Monday, 2 June 2014

Essential Revision

Aleks Krotoski on her own in the New Mexico desert, using a laptop

The Virtual Revolution: Homo Interneticus

Dear all

Time is ticking away so make certain that you revise with care the issues and debates.  I offer below some useful links to views on the debates surrounding the impact of digital media on society.

Navigate to these sites and watch and make notes:  Essential viewing

[1] This is a link to the clips section of the BBC series The Virtual Revolution [which won a BAFTA in 2010]
http://www.bbc.co.uk/programmes/b00n4j0r/clips

[2] this is the link to the home page of the programme
http://www.bbc.co.uk/programmes/b00n4j0r

[3] Sadly, the I-Player links no longer offer the programme.  However, click on the link below to get to the You Tube clip from the first episode and from there navigate your way through the rest of the sections offered
https://www.youtube.com/watch?v=NPD4Ep_J81k

[4] the last link is to the interviews page of the BBC site with unedited interviews with some key players.
http://www.bbc.co.uk/virtualrevolution/interviews.shtml

Episode 1:
The wonder and walls of Wikipedia; the blogger media revolution; the price of peer-to-peer piracy... who really has power on the web?
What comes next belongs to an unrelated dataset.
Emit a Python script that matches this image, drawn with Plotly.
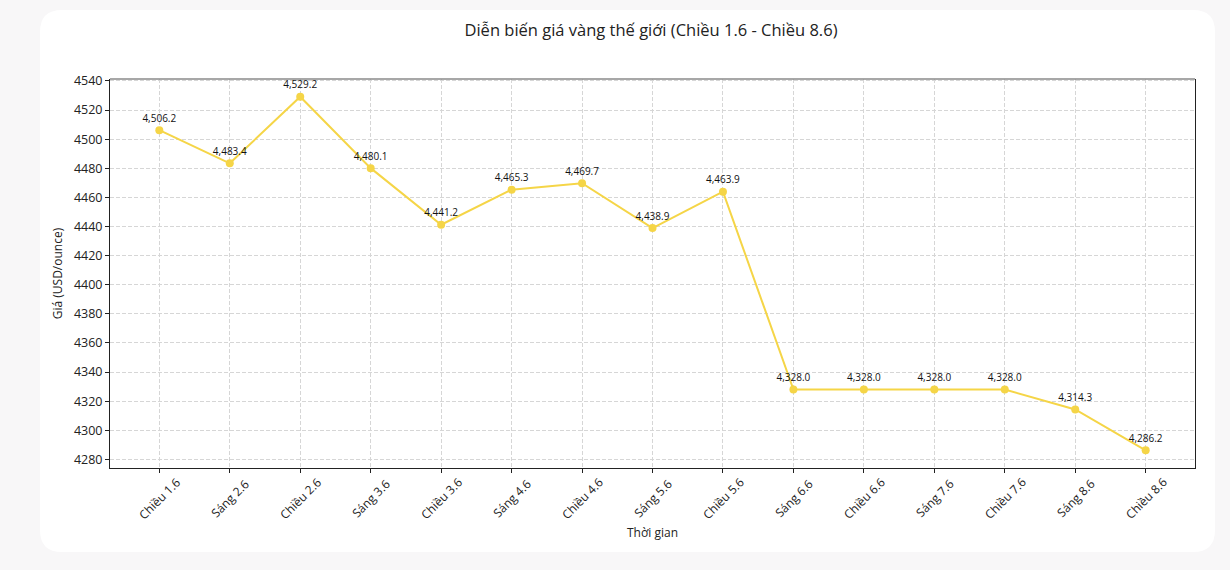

Is it the online crowd or the 'gatekeepers'? Is the web a platform for sharing or is it inequality writ large?

Episode 2:

Is the web indestructable or can censorship, cybercrime or infrastructure attack bring it down? As the web trancends the barriers of the physical world the orthodox view is that the nation state will inevitably wither as the porous web of hyperlinks conquers the globe. But some states are fighting back.

Episode 3:

Free services, limitless information, endless opportunities for the user... the web seems to defy all the laws of economics. But are we trading our privacy for a 'free' web?

Episode 4:

Are we empowered, connected and enlightened with the world's knowledge at our fingertips? Or distracted and addicted with shorter attention spans> Are our skittering brains bombarded and stupified by the 'yuck and wow' of the web? Is the web really changing us - the way we think, the way we behave, the way relate to each other? And is it for better or for worse?